Пока же сам Уилбер кружит над полем Ле Ман (от него он отлетать опасается), на трибуне и братья Вуазен, и Блерио, и Фарман. И Делагранж — художник, скульптор, принятый на службу Вуазенами. И бывший рулевой торгового судна, бывший механик фирмы, строивший дирижабли, — он выпросил у Вуазенов планер, который они сочли неудачным, изловчился на льготных условиях раздобыть только что смонтированный, еще не опробованный мотор «Гном», — Луи Полан. И неугомонный Альберто Сантос-Дюмон: ему приелись воздушные сигары, черноусый крошка жаждет создать свой аэроплан.
Будущие колумбы воздушного океана, будущие учителя нового поколения пилотов, будущие заводчики, завоевавшие мировой воздухоплавательный рынок, — вот они, все здесь.
Все подмечают: у американца рули обеспечивают боковую устойчивость, у них — нет, и потому они вынуждены ждать полного безветрия во избежание крена. Но — их забавляет странное пирамидальное сооружение, которое выволакивает лысый из сарая вслед за аппаратом. Оказывается, это приспособление, чтобы подниматься способом катапультирования. И шасси нет, конструкция укреплена на странной лыже, с нею вместе взлетает. М-да, не слишком…

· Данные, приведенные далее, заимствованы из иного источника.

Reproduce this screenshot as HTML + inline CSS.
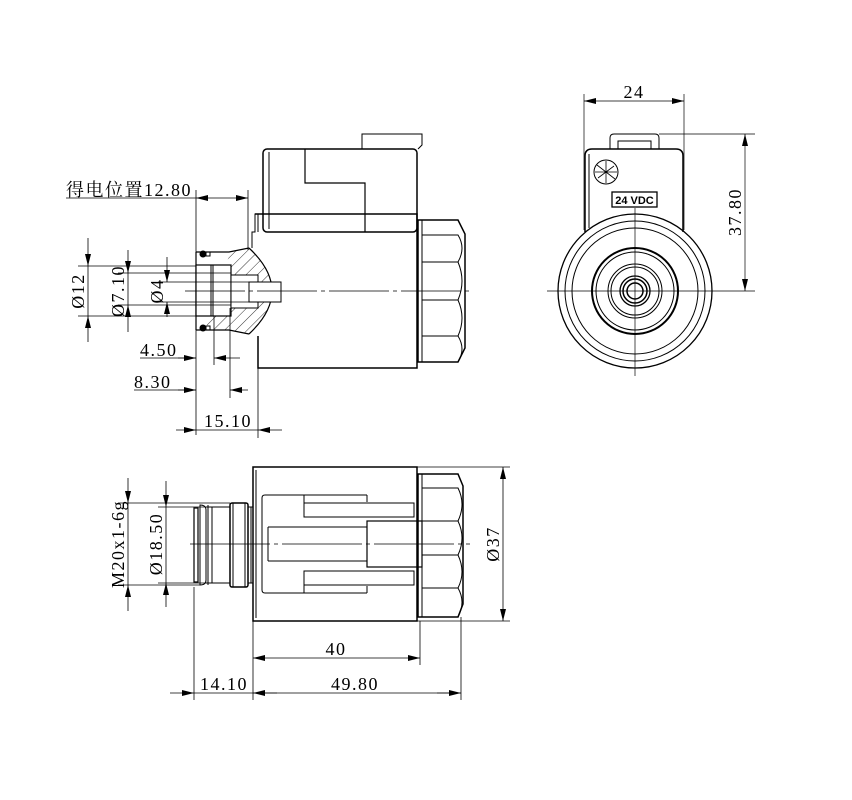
<!DOCTYPE html>
<html><head><meta charset="utf-8"><style>
html,body{margin:0;padding:0;background:#fff}
svg{display:block}
text{font-family:"Liberation Serif","Noto Serif CJK SC",serif;font-size:18px;fill:#000;letter-spacing:1.5px}
</style></head><body>
<svg width="852" height="800" viewBox="0 0 852 800" xmlns="http://www.w3.org/2000/svg">
<defs>
<pattern id="h" width="8" height="8" patternUnits="userSpaceOnUse" patternTransform="rotate(45)">
<line x1="0" y1="0" x2="0" y2="8" stroke="#000" stroke-width="0.8"/></pattern>
<marker id="a" viewBox="0 0 12 6" refX="12" refY="3" markerWidth="12" markerHeight="6" orient="auto-start-reverse" markerUnits="userSpaceOnUse"><path d="M0,0 L12,3 L0,6z" fill="#000"/></marker>
</defs>
<g fill="none" stroke="#000" stroke-width="1">
<path d="M362,149 V134 H422 V145 L418,149" />
<rect x="263" y="149" width="154" height="83" rx="4" stroke-width="1.5"/>
<path d="M305,149 V183 H365 V232" stroke-width="1.2"/>
<path d="M269,152 V229" />
<path d="M255,214 H417 V368 H258 V336" stroke-width="1.5"/>
<path d="M258,214 H255 V232 H252 V248" />
<path d="M258,232 V214" />
<path d="M418,220 H458 L465,234 V348 L458,362 H418 Z" stroke-width="1.5"/>
<path d="M422,235 H458 Q466,248 458,262 H422 M422,262 H458 Q466,281 458,300 H422 M422,300 H458 Q466,318 458,336 H422 M422,336 H458 Q466,349 458,362" />
<line x1="422" y1="220" x2="422" y2="362"/>
<path d="M231,252 L249,248 Q295,291 249,334 L231,330 H207 V275 H231 V308 H207 Z" fill="url(#h)" stroke="none"/>
<path d="M196,252 H229 L249,248" stroke-width="1.2"/>
<path d="M196,330 H229 L249,334" stroke-width="1.2"/>
<path d="M249,248 Q295,291 249,334" stroke-width="1.2"/>
<path d="M196,252 V330" stroke-width="1.2"/>
<rect x="196" y="265" width="35" height="51" fill="#fff" stroke-width="1.2"/>
<line x1="211" y1="265" x2="211" y2="316"/><line x1="213" y1="265" x2="213" y2="316"/>
<rect x="231" y="275" width="27" height="33" fill="#fff"/>
<rect x="249" y="282" width="32" height="20" fill="#fff"/>
<circle cx="203" cy="254" r="3" fill="#000"/><circle cx="203" cy="328" r="3" fill="#000"/>
<rect x="206" y="252" width="4" height="4"/><rect x="206" y="326" width="4" height="4"/>
<path d="M185,291 H470" stroke-width="0.7" stroke-dasharray="60,4,4,4"/>
<g stroke-width="0.8">
<line x1="66" y1="198" x2="196" y2="198"/>
<line x1="196" y1="190" x2="196" y2="435"/>
<line x1="248" y1="190" x2="248" y2="250"/>
<line x1="196" y1="198" x2="248" y2="198" marker-start="url(#a)" marker-end="url(#a)"/>
<line x1="78" y1="266" x2="196" y2="266"/><line x1="78" y1="316" x2="196" y2="316"/>
<line x1="88" y1="238" x2="88" y2="266" marker-end="url(#a)"/><line x1="88" y1="342" x2="88" y2="316" marker-end="url(#a)"/>
<line x1="88" y1="266" x2="88" y2="316"/>
<line x1="118" y1="273" x2="231" y2="273"/><line x1="118" y1="305" x2="231" y2="305"/>
<line x1="128" y1="250" x2="128" y2="273" marker-end="url(#a)"/><line x1="128" y1="332" x2="128" y2="305" marker-end="url(#a)"/>
<line x1="128" y1="273" x2="128" y2="305"/>
<line x1="158" y1="282" x2="249" y2="282"/><line x1="158" y1="302" x2="249" y2="302"/>
<line x1="167" y1="257" x2="167" y2="282" marker-end="url(#a)"/><line x1="167" y1="317" x2="167" y2="302" marker-end="url(#a)"/>
<line x1="214" y1="316" x2="214" y2="365"/>
<line x1="230" y1="308" x2="230" y2="398"/>
<line x1="258" y1="368" x2="258" y2="438"/>
<line x1="140" y1="358" x2="196" y2="358"/><line x1="178" y1="358" x2="196" y2="358" marker-end="url(#a)"/>
<line x1="240" y1="358" x2="214" y2="358" marker-end="url(#a)"/>
<line x1="134" y1="390" x2="196" y2="390"/><line x1="178" y1="390" x2="196" y2="390" marker-end="url(#a)"/>
<line x1="248" y1="390" x2="230" y2="390" marker-end="url(#a)"/>
<line x1="176" y1="430" x2="196" y2="430" marker-end="url(#a)"/>
<line x1="196" y1="430" x2="258" y2="430"/>
<line x1="282" y1="430" x2="258" y2="430" marker-end="url(#a)"/>
</g>
<rect x="253" y="467" width="164" height="154" stroke-width="1.5"/>
<line x1="256" y1="470" x2="256" y2="618"/>
<path d="M418,474 H458 L463,486 V604 L458,617 H418 Z" stroke-width="1.5"/>
<path d="M422,488 H458 Q466,504 458,521 H422 M422,521 H458 Q466,538 458,555 H422 M422,555 H458 Q466,572 458,588 H422 M422,588 H458 Q466,602 458,617"/>
<line x1="422" y1="474" x2="422" y2="617"/>
<path d="M367,495 H265 Q262,495 262,498 V590 Q262,593 265,593 H367"/>
<path d="M304,495 V517 H414 V503 H304 M304,593 V571 H414 V585 H304"/>
<rect x="367" y="521" width="55" height="46" stroke-width="1.2"/>
<path d="M268,527 H367 M268,561 H367 M268,527 V561"/>
<line x1="367" y1="502" x2="367" y2="495"/><line x1="367" y1="586" x2="367" y2="593"/>
<rect x="230" y="503" width="18" height="84" rx="2" stroke-width="1.5"/>
<line x1="233" y1="503" x2="233" y2="587"/><line x1="245" y1="503" x2="245" y2="587"/>
<line x1="248" y1="507" x2="253" y2="507"/><line x1="248" y1="583" x2="253" y2="583"/>
<line x1="251" y1="507" x2="251" y2="583"/>
<path d="M194,508 H198 V582 H194 Z" stroke-width="1.2"/>
<path d="M200,505 Q206,505 206,510 V580 Q206,585 200,585 Z"/>
<path d="M206,507 H230 M206,583 H230 M212,507 V583"/>
<path d="M208,505 V585" />
<path d="M190,544 H470" stroke-width="0.7" stroke-dasharray="80,4,4,4"/>
<g stroke-width="0.8">
<line x1="118" y1="503" x2="230" y2="503"/><line x1="118" y1="585" x2="200" y2="585"/>
<line x1="128" y1="478" x2="128" y2="503" marker-end="url(#a)"/><line x1="128" y1="611" x2="128" y2="585" marker-end="url(#a)"/>
<line x1="128" y1="503" x2="128" y2="585"/>
<line x1="158" y1="507" x2="206" y2="507"/><line x1="158" y1="583" x2="206" y2="583"/>
<line x1="166" y1="481" x2="166" y2="507" marker-end="url(#a)"/><line x1="166" y1="607" x2="166" y2="583" marker-end="url(#a)"/>
<line x1="166" y1="507" x2="166" y2="583"/>
<line x1="417" y1="467" x2="510" y2="467"/><line x1="417" y1="621" x2="510" y2="621"/>
<line x1="503" y1="467" x2="503" y2="621" marker-start="url(#a)" marker-end="url(#a)"/>
<line x1="253" y1="621" x2="253" y2="700"/><line x1="420" y1="621" x2="420" y2="665"/>
<line x1="194" y1="587" x2="194" y2="700"/><line x1="461" y1="617" x2="461" y2="700"/>
<line x1="253" y1="658" x2="420" y2="658" marker-start="url(#a)" marker-end="url(#a)"/>
<line x1="170" y1="693" x2="194" y2="693" marker-end="url(#a)"/>
<line x1="194" y1="693" x2="461" y2="693"/>
<line x1="253" y1="693" x2="277" y2="693" marker-start="url(#a)"/>
<line x1="437" y1="693" x2="461" y2="693" marker-end="url(#a)"/>
</g>
<path d="M610,149 V138 Q610,134 614,134 H655 Q659,134 659,138 V149"/>
<rect x="618" y="141" width="33" height="8"/>
<path d="M585,232 V156 Q585,149 592,149 H676 Q683,149 683,156 V232" stroke-width="1.5"/>
<line x1="589" y1="154" x2="589" y2="228"/>
<circle cx="606" cy="172" r="12"/>
<g stroke-width="0.8"><path d="M597,165 L615,179 M598,178 L614,166 M606,161 V183 M595,172 H617"/></g>
<rect x="612" y="192" width="45" height="15" stroke-width="1.3"/>
<circle cx="635" cy="291" r="77" stroke-width="1.3"/>
<circle cx="635" cy="291" r="70"/>
<circle cx="635" cy="291" r="63"/>
<circle cx="635" cy="291" r="43" stroke-width="2"/>
<circle cx="635" cy="291" r="39"/>
<circle cx="635" cy="291" r="27"/>
<circle cx="635" cy="291" r="24"/>
<circle cx="635" cy="291" r="15" stroke-width="1.3"/>
<circle cx="635" cy="291" r="12" stroke-width="1.5"/>
<circle cx="635" cy="291" r="8" stroke-width="1.5"/>
<g stroke-width="0.7">
<line x1="547" y1="291" x2="755" y2="291"/>
<line x1="635" y1="208" x2="635" y2="376"/>
<line x1="584" y1="94" x2="584" y2="230"/><line x1="684" y1="94" x2="684" y2="230"/>
<line x1="584" y1="101" x2="684" y2="101" marker-start="url(#a)" marker-end="url(#a)"/>
<line x1="659" y1="134" x2="755" y2="134"/>
<line x1="745" y1="134" x2="745" y2="291" marker-start="url(#a)" marker-end="url(#a)"/>
</g>
</g>
<text x="66" y="196">得电位置12.80</text>
<text x="140" y="356">4.50</text>
<text x="134" y="388">8.30</text>
<text x="204" y="427">15.10</text>
<text transform="translate(84,291) rotate(-90)" text-anchor="middle">Ø12</text>
<text transform="translate(124,291) rotate(-90)" text-anchor="middle">Ø7.10</text>
<text transform="translate(163,291) rotate(-90)" text-anchor="middle">Ø4</text>
<text transform="translate(124,544) rotate(-90)" text-anchor="middle">M20x1-6g</text>
<text transform="translate(162,544) rotate(-90)" text-anchor="middle">Ø18.50</text>
<text transform="translate(499,544) rotate(-90)" text-anchor="middle">Ø37</text>
<text x="336" y="655" text-anchor="middle">40</text>
<text x="224" y="690" text-anchor="middle">14.10</text>
<text x="355" y="690" text-anchor="middle">49.80</text>
<text x="634" y="98" text-anchor="middle">24</text>
<text transform="translate(741,212) rotate(-90)" text-anchor="middle">37.80</text>
<text x="634.5" y="204" text-anchor="middle" style="font-family:'Liberation Sans',sans-serif;font-size:11px;font-weight:bold;letter-spacing:0">24 VDC</text>
</svg>
</body></html>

Но все лучшее меткий глаз перенимает тут же. Вуазены решают соорудить перегородки близ концов крыльев — это поможет сохранить равновесие при поворотах. Фарман, открывший к тому времени собственное дело, оценивает подвижные открылки, элероны. Блерио мгновенно видит райтовский способ скашивания крыльев и соображает, что для моноплана он пригодней, чем для биплана.
Год еще не истек, а Анри Фарман, взлетев в небо в окрестностях Шалона, достигает Реймса. И хоть там всего 27 километров, но по пути приходится миновать такую опасность, как лес, обогнуть ветряную мельницу высотой — не шутка — 30 метров. Гордо закручены мушкетерские усы: не над ипподромом кружил бойцовский петушок Франции — рисковал, путешествовал.
Двадцать пятое июля 1909 года — исторический день мировой авиации. Луи Блерио на моноплане последней своей — одиннадцатой — модели предпринимает попытку (и объявляет о ней широко, ибо претендует на приз английской газеты «Дейли мейл») пересечь Ла-Манш.
Надменный Альбион недоверчиво усмехается; владычица морей в воздушном океане пока беспомощна. Франция пышет энтузиазмом.